Now this gets even more squirrely when you consider that the provincial government co-manages the offshore with the federal government through the Canada-Newfoundland and Labrador Offshore Petroleum Board. The sort of regulatory changes we are talking here are ones that are most likely to come through the offshore board.
Environmental regulations, shipping regulations, changes to safety requirements, that sort of thing: all covered through federal legislation since the offshore is legally in federal jurisdiction.
Even fallow field is covered by this provision. If a future federal government wanted to change land tenure in such a way that it would affect lands covered by Hebron, the provincial government would likely be obliged to toe Big Oil’s line. If the proposed federal regulatory “enhancements” actually worked out well for the provincial government, the Proponents can cut a side deal under this clause to secure their support to fight the “enhancements”.
Not a bad little clause.
Well, not bad for the oil companies, anyway.
This provision is even more squirrely because the provincial government – through the minister of natural resources (Kathy Dunderdale) and the provincial representatives on the offshore regulatory board – will not only carry on all this lobbying at the behest of and on behalf of Big Oil in the first place, they can do it from behind closed doors.
There isn’t a single clause there that would oblige the provincial government to disclose its lobbying on behalf of the oil companies; no disclosure to the public and indeed no disclosure to anyone.
Seems like a pretty big conflict of interest, but not one that should come as any surprise given that government’s policy is to be both a regulator and an operator simultaneously.

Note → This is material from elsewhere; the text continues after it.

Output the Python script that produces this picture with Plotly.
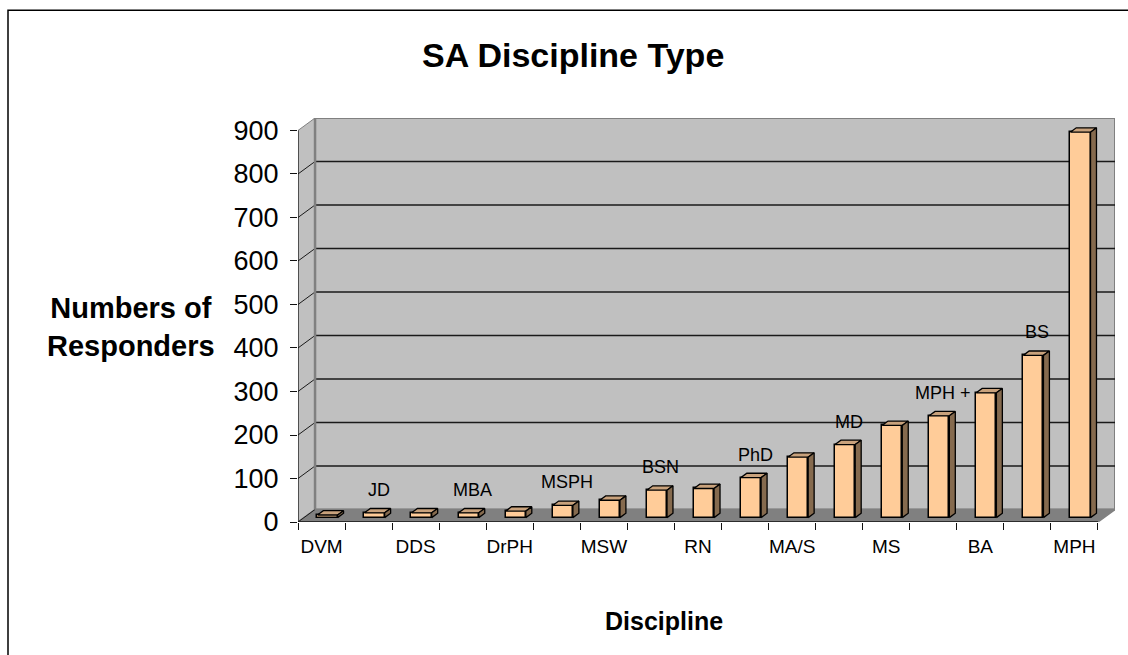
import plotly.graph_objects as go

# ---- data ----
categories = ["DVM", "JD", "DDS", "MBA", "DrPH", "MSPH", "MSW", "BSN", "RN",
              "PhD", "MA/S", "MD", "MS", "MPH +", "BA", "BS", "MPH"]
values = [6, 11, 11, 11, 15, 28, 40, 63, 67, 92, 139, 168, 212, 234, 287, 373, 886]
y_ticks = [0, 100, 200, 300, 400, 500, 600, 700, 800, 900]

title_text = "SA Discipline Type"
y_title = "Numbers of<br>Responders"
x_title = "Discipline"

# ---- geometry / style ----
W, H = 1128, 655
ML, MR, MT, MB = 298, 13, 118, 132.5
FONT = "Liberation Sans, Arial, sans-serif"
n = len(categories)
DX = 0.362        # wall depth in x units
DY = 28.7         # wall depth in y units
BF = 0.35         # bar front position as fraction of depth
BD = 0.35         # bar depth fraction
BW = 0.43         # bar width
YMAX = max(y_ticks)
WALL = "#C0C0C0"
FLOOR = "#808080"
EDGE = "#808080"
FRONT = "#FFCC99"
TOP = "#C9A27C"
SIDE = "#856A4E"

xr = [-0.5, n - 0.5 + DX]
yr = [0, YMAX + DY]

shapes = []
# back wall
shapes.append(dict(type="rect", xref="x", yref="y", x0=-0.5 + DX, x1=n - 0.5 + DX,
                   y0=DY, y1=YMAX + DY, fillcolor=WALL, line=dict(color=EDGE, width=2),
                   layer="below"))
# left side wall
shapes.append(dict(type="path", xref="x", yref="y",
                   path=f"M {-0.5} 0 L {-0.5} {YMAX} L {-0.5 + DX} {YMAX + DY} L {-0.5 + DX} {DY} Z",
                   fillcolor=WALL, line=dict(width=0), layer="below"))
# floor
shapes.append(dict(type="path", xref="x", yref="y",
                   path=f"M {-0.5} 0 L {n - 0.5} 0 L {n - 0.5 + DX} {DY} L {-0.5 + DX} {DY} Z",
                   fillcolor=FLOOR, line=dict(color=EDGE, width=1.5), layer="below"))
# gridlines on back wall and diagonals on side wall
for v in y_ticks:
    if 0 < v < YMAX:
        shapes.append(dict(type="line", xref="x", yref="y", x0=-0.5 + DX, x1=n - 0.5 + DX,
                           y0=v + DY, y1=v + DY, line=dict(color="#1a1a1a", width=1.3),
                           layer="below"))
    shapes.append(dict(type="line", xref="x", yref="y", x0=-0.5, x1=-0.5 + DX,
                       y0=v, y1=v + DY,
                       line=dict(color="#1a1a1a" if v < YMAX else EDGE, width=1),
                       layer="below"))
# left wall back edge (redraw over diagonals)
shapes.append(dict(type="line", xref="x", yref="y", x0=-0.5 + DX, x1=-0.5 + DX,
                   y0=DY, y1=YMAX + DY, line=dict(color=EDGE, width=2.5), layer="below"))
# front axis lines
shapes.append(dict(type="line", xref="x", yref="y", x0=-0.5, x1=-0.5, y0=0, y1=YMAX,
                   line=dict(color="#111111", width=1.3)))
shapes.append(dict(type="line", xref="x", yref="y", x0=-0.5, x1=n - 0.5, y0=0, y1=0,
                   line=dict(color="#111111", width=1.3)))
# chart frame (extends past right and bottom edges)
shapes.append(dict(type="rect", xref="paper", yref="paper",
                   x0=(8 - ML) / (W - ML - MR), x1=1.2,
                   y0=-0.5, y1=(H - 10 - MB) / (H - MT - MB),
                   line=dict(color="black", width=1.5), fillcolor="rgba(0,0,0,0)"))

fig = go.Figure()

centers = [i + BF * DX for i in range(n)]
base = BF * DY
fig.add_trace(go.Bar(x=centers, y=values, base=[base] * n, width=BW,
                     marker=dict(color=FRONT, line=dict(color="black", width=1.5)),
                     hoverinfo="skip", showlegend=False))

# top and side faces
tx, ty, sx, sy = [], [], [], []
for c, v in zip(centers, values):
    l, r = c - BW / 2, c + BW / 2
    t = base + v
    tx += [l, r, r + BD * DX, l + BD * DX, l, None]
    ty += [t, t, t + BD * DY, t + BD * DY, t, None]
    sx += [r, r, r + BD * DX, r + BD * DX, r, None]
    sy += [base, t, t + BD * DY, base + BD * DY, base, None]
fig.add_trace(go.Scatter(x=tx, y=ty, mode="lines", fill="toself", fillcolor=TOP,
                         line=dict(color="black", width=1.3), hoverinfo="skip",
                         showlegend=False))
fig.add_trace(go.Scatter(x=sx, y=sy, mode="lines", fill="toself", fillcolor=SIDE,
                         line=dict(color="black", width=1.3), hoverinfo="skip",
                         showlegend=False, xaxis="x2"))

annotations = []
# labels above odd-index bars
for i, (c, v) in enumerate(zip(centers, values)):
    if i % 2 == 1:
        annotations.append(dict(x=c, y=base + v, xref="x", yref="y", text=categories[i],
                                showarrow=False, yanchor="middle", xanchor="center",
                                xshift=4, yshift=23,
                                font=dict(family=FONT, size=18, color="black")))
annotations.append(dict(x=573 / W, y=1 - 55 / H, xref="paper", yref="paper",
                        text=f"<b>{title_text}</b>", showarrow=False,
                        xanchor="center", yanchor="middle",
                        font=dict(family=FONT, size=34, color="black")))
annotations.append(dict(x=131 / W, y=1 - 327 / H, xref="paper", yref="paper",
                        text=f"<b>{y_title}</b>", showarrow=False, align="center",
                        xanchor="center", yanchor="middle",
                        font=dict(family=FONT, size=29, color="black")))
annotations.append(dict(x=664 / W, y=1 - 622 / H, xref="paper", yref="paper",
                        text=f"<b>{x_title}</b>", showarrow=False,
                        xanchor="center", yanchor="middle",
                        font=dict(family=FONT, size=25, color="black")))
# convert figure-fraction positions to plot-domain paper refs
for a in annotations:
    if a["xref"] == "paper":
        a["x"] = (a["x"] * W - ML) / (W - ML - MR)
        a["y"] = (a["y"] * H - MB) / (H - MT - MB)

fig.update_layout(
    width=W, height=H,
    margin=dict(l=ML, r=MR, t=MT, b=MB, pad=0, autoexpand=False),
    paper_bgcolor="white", plot_bgcolor="white",
    bargap=0, showlegend=False,
    shapes=shapes, annotations=annotations,
    xaxis=dict(range=xr, showgrid=False, zeroline=False, showline=False,
               tickmode="array", tickvals=[i - 0.5 for i in range(n + 1)],
               showticklabels=False, ticks="outside", ticklen=7,
               tickcolor="#111111", tickwidth=1),
    xaxis2=dict(range=xr, overlaying="x", side="bottom", showgrid=False,
                zeroline=False, showline=False, tickmode="array",
                tickvals=[i for i in range(n) if i % 2 == 0],
                ticktext=[categories[i] for i in range(n) if i % 2 == 0],
                ticks="outside", ticklen=7, tickcolor="rgba(0,0,0,0)",
                tickfont=dict(family=FONT, size=19, color="black")),
    yaxis=dict(range=yr, showgrid=False, zeroline=False, showline=False,
               tickmode="array", tickvals=y_ticks, ticks="outside", ticklen=7,
               tickcolor="#111111", tickwidth=1, ticklabelstandoff=6,
               tickfont=dict(family=FONT, size=27, color="black")),
)

fig.write_html("out.html", config={"displayModeBar": False},
               post_script="document.body.style.margin='0px';document.body.style.overflow='hidden';")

That’s pretty much the definition of conflict of interest as we’ve discussed here before, particularly when the talks broke off in 2006. We also raised the issue given the Premier’s curious claim after the recent helicopter crash that – despite the fairly obvious – the provincial government didn’t have a regulatory role in the offshore.
It also shouldn’t come as a surprise given that the Hebron deal sets the local research and development below the levels set by the offshore regulator. Government accepted that low amount - and the pledge to back Big Oil - after the offshore board won a court case against Big Oil over just those sorts of levies set retroactively by the offshore board. Next time out, Kathy Dunderdale or her successor will be working to make sure the regulatory changes don’t get out of the board in the first place.
All of that pales in comparison to the clause in a fiscal deal that obliges the provincial government to back the oil companies whenever the companies ask.